There were two stories on this Crosby Sunday. One was Crenshaw, who had come into professional golf a little more than two years ago as the greatest thing since push-button windows and had won his very first tournament—and then had not won anything since. It was Crenshaw who went out on the demon Pebble in the last round trailing Nicklaus, the 54-hole leader, and a couple of other guys by as many as three strokes, and fired a superb three-under 69 for a total of 281 and a two-stroke victory over an unknown named Mike Morley.
It was Crenshaw who overcame a poor opening round of 75 with a blazing 67 on Cypress Point the second day and a splendid 70 on the hated Spyglass Hill the third day. Then, with his relentless closing round on Sunday, he just kept on doing the thing that seems to have restored his game: hitting the ball hard, trying not to guide it and striving to forget his catastrophe at Medinah in the 1975 U.S. Open.

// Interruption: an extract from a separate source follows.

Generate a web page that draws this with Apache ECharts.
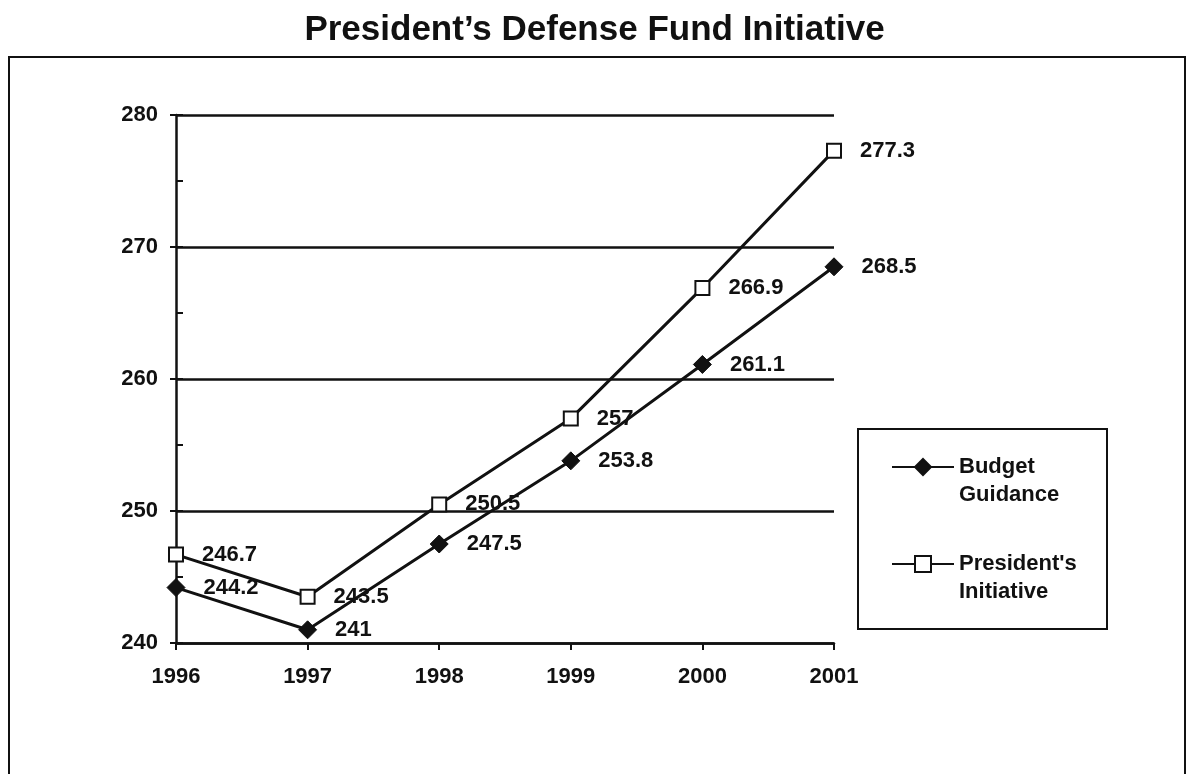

When Crenshaw reached the 17th tee at Pebble Beach on Sunday with a two-stroke lead, he thought about the shot he had hit into the water at Medinah in the U.S. Open last summer when it looked as if that was to be his comeback.
"Yeah, they're both par 3s," he said. "I thought about that. I took a five-iron. I figured I couldn't hit a five-iron far enough to reach the ocean."
He did reach a bunker, and he had an ugly lie, but he dug it out beautifully and then made a tough four-foot putt to save his par.
"It sure feels good to win, especially on one of the greatest courses in the world," Crenshaw said afterward. "I guess I'm the only 24-year-old around who's had to make a comeback."
If Crenshaw's game has been improving steadily, Nicklaus' game disintegrated suddenly Sunday and in various silly ways. It got so absurd that finally even Jack started laughing. He was only one shot out of the lead when he stood up to an approach shot at the 400-yard 13th. What Nicklaus would do, of course, was make a birdie or two from there in and win as usual. Wrong. He hit some kind of wild iron off down a hill left of the green, tried to run it up the hill and saw it roll back down, rolled it up again, and then three-putted for a triple bogey. A few other things happened to him between there and the 18th but they don't compare to his grand finale.
ABC-TV spent the weekend going off the air when fascinating things were occurring in the Crosby, so the world did not get to see Jack's finishing birdie at Pebble on Saturday, the one that gave him the tournament lead, and it did not get to see all of his triple-bogey eight on the same hole Sunday.
Here is how you make an eight on the same hole where you can make a four. You try to reach the green in two, but hook the ball into the bay instead. You drop a ball and, now shooting four, you hit it into a bunker up by the green. You hit a poor bunker shot and then you three-putt again, giggling over the last one from about one foot. There it is, from first place to 18th in a few hours.